#### GIVEN INFORMATION
· · ·

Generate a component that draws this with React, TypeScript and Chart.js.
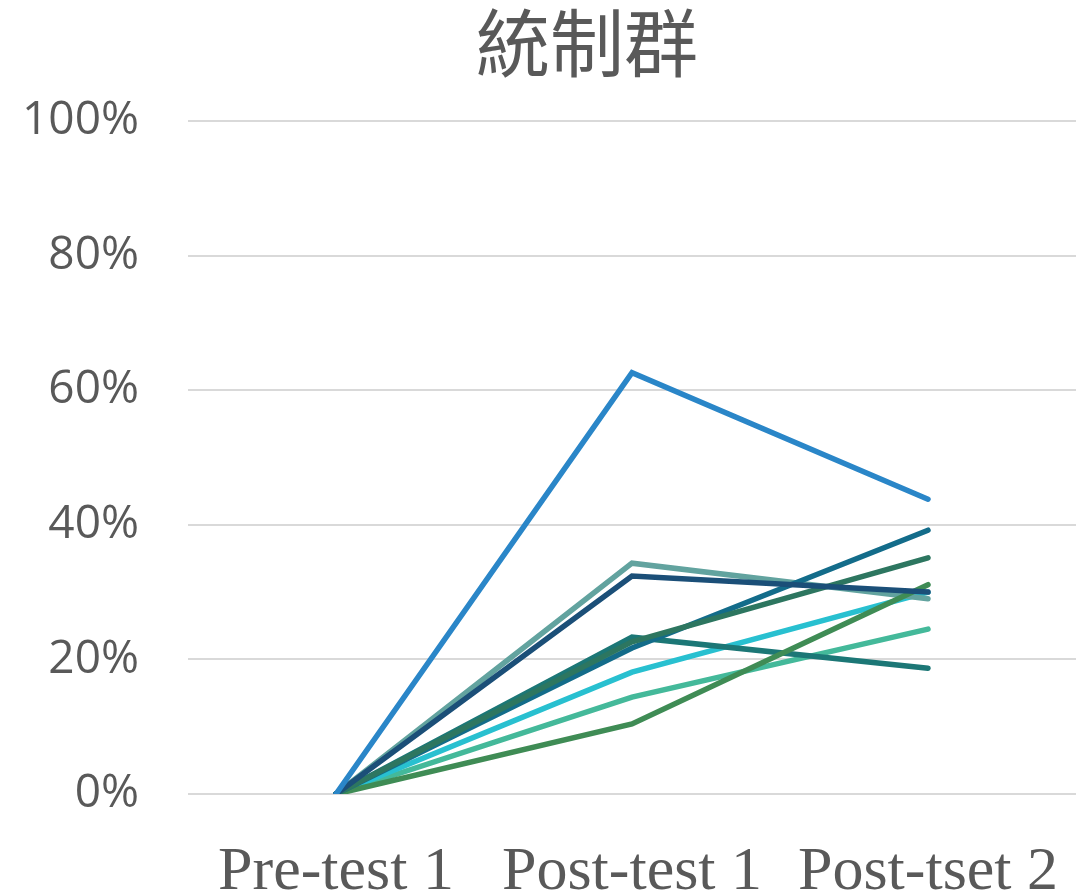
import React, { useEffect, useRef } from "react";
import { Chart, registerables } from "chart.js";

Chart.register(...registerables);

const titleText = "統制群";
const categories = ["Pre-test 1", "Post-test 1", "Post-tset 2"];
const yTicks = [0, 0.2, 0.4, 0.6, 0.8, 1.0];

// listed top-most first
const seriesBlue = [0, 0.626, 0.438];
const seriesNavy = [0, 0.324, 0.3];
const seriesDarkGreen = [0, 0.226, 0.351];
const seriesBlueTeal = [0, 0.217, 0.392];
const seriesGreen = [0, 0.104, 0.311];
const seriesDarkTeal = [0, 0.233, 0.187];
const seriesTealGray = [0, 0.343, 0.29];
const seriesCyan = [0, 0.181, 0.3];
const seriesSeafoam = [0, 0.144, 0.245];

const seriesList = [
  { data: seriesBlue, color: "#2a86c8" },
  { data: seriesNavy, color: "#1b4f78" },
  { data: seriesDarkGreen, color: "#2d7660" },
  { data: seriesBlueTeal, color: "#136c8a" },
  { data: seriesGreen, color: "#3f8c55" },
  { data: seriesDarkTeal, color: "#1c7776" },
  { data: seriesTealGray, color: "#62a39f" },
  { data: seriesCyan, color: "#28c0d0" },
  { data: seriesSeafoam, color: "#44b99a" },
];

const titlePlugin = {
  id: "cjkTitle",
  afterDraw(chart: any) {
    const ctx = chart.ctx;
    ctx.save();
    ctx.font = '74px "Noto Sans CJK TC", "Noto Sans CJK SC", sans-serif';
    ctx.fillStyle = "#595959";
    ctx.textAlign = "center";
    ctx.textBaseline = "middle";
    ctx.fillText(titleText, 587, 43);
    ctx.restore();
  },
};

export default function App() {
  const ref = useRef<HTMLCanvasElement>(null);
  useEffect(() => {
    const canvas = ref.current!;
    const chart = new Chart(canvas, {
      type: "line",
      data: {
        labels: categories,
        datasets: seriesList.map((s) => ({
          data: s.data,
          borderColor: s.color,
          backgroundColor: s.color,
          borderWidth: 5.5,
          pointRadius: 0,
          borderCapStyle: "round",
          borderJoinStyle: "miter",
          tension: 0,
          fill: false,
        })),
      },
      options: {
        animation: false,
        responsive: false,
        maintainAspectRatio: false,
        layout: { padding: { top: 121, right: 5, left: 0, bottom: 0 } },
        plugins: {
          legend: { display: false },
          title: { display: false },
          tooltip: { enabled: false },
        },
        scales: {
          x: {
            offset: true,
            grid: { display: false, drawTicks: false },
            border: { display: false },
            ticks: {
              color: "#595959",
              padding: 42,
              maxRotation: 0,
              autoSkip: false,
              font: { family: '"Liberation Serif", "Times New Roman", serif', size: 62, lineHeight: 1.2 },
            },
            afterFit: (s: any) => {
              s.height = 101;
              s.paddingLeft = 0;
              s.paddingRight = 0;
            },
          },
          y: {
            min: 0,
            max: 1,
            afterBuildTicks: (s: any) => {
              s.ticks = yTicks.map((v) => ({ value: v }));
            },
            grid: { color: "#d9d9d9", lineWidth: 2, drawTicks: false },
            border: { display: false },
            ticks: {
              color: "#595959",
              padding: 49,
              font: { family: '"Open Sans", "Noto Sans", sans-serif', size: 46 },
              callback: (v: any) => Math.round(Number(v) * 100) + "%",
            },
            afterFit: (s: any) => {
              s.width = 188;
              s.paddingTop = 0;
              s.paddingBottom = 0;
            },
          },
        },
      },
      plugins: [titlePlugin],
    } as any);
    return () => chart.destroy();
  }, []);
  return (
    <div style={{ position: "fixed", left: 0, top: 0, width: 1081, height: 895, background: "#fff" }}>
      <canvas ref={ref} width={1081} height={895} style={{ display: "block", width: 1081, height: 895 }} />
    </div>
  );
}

· · ·

#### WORK INSTRUCTIONS
Make an exact copy of the listing above. Do not include the pictures.

#### RESULT BELOW
Generate a component that draws this with React, TypeScript and Chart.js.
import React, { useEffect, useRef } from "react";
import { Chart, registerables } from "chart.js";

Chart.register(...registerables);

const titleText = "統制群";
const categories = ["Pre-test 1", "Post-test 1", "Post-tset 2"];
const yTicks = [0, 0.2, 0.4, 0.6, 0.8, 1.0];

// listed top-most first
const seriesBlue = [0, 0.626, 0.438];
const seriesNavy = [0, 0.324, 0.3];
const seriesDarkGreen = [0, 0.226, 0.351];
const seriesBlueTeal = [0, 0.217, 0.392];
const seriesGreen = [0, 0.104, 0.311];
const seriesDarkTeal = [0, 0.233, 0.187];
const seriesTealGray = [0, 0.343, 0.29];
const seriesCyan = [0, 0.181, 0.3];
const seriesSeafoam = [0, 0.144, 0.245];

const seriesList = [
  { data: seriesBlue, color: "#2a86c8" },
  { data: seriesNavy, color: "#1b4f78" },
  { data: seriesDarkGreen, color: "#2d7660" },
  { data: seriesBlueTeal, color: "#136c8a" },
  { data: seriesGreen, color: "#3f8c55" },
  { data: seriesDarkTeal, color: "#1c7776" },
  { data: seriesTealGray, color: "#62a39f" },
  { data: seriesCyan, color: "#28c0d0" },
  { data: seriesSeafoam, color: "#44b99a" },
];

const titlePlugin = {
  id: "cjkTitle",
  afterDraw(chart: any) {
    const ctx = chart.ctx;
    ctx.save();
    ctx.font = '74px "Noto Sans CJK TC", "Noto Sans CJK SC", sans-serif';
    ctx.fillStyle = "#595959";
    ctx.textAlign = "center";
    ctx.textBaseline = "middle";
    ctx.fillText(titleText, 587, 43);
    ctx.restore();
  },
};

export default function App() {
  const ref = useRef<HTMLCanvasElement>(null);
  useEffect(() => {
    const canvas = ref.current!;
    const chart = new Chart(canvas, {
      type: "line",
      data: {
        labels: categories,
        datasets: seriesList.map((s) => ({
          data: s.data,
          borderColor: s.color,
          backgroundColor: s.color,
          borderWidth: 5.5,
          pointRadius: 0,
          borderCapStyle: "round",
          borderJoinStyle: "miter",
          tension: 0,
          fill: false,
        })),
      },
      options: {
        animation: false,
        responsive: false,
        maintainAspectRatio: false,
        layout: { padding: { top: 121, right: 5, left: 0, bottom: 0 } },
        plugins: {
          legend: { display: false },
          title: { display: false },
          tooltip: { enabled: false },
        },
        scales: {
          x: {
            offset: true,
            grid: { display: false, drawTicks: false },
            border: { display: false },
            ticks: {
              color: "#595959",
              padding: 42,
              maxRotation: 0,
              autoSkip: false,
              font: { family: '"Liberation Serif", "Times New Roman", serif', size: 62, lineHeight: 1.2 },
            },
            afterFit: (s: any) => {
              s.height = 101;
              s.paddingLeft = 0;
              s.paddingRight = 0;
            },
          },
          y: {
            min: 0,
            max: 1,
            afterBuildTicks: (s: any) => {
              s.ticks = yTicks.map((v) => ({ value: v }));
            },
            grid: { color: "#d9d9d9", lineWidth: 2, drawTicks: false },
            border: { display: false },
            ticks: {
              color: "#595959",
              padding: 49,
              font: { family: '"Open Sans", "Noto Sans", sans-serif', size: 46 },
              callback: (v: any) => Math.round(Number(v) * 100) + "%",
            },
            afterFit: (s: any) => {
              s.width = 188;
              s.paddingTop = 0;
              s.paddingBottom = 0;
            },
          },
        },
      },
      plugins: [titlePlugin],
    } as any);
    return () => chart.destroy();
  }, []);
  return (
    <div style={{ position: "fixed", left: 0, top: 0, width: 1081, height: 895, background: "#fff" }}>
      <canvas ref={ref} width={1081} height={895} style={{ display: "block", width: 1081, height: 895 }} />
    </div>
  );
}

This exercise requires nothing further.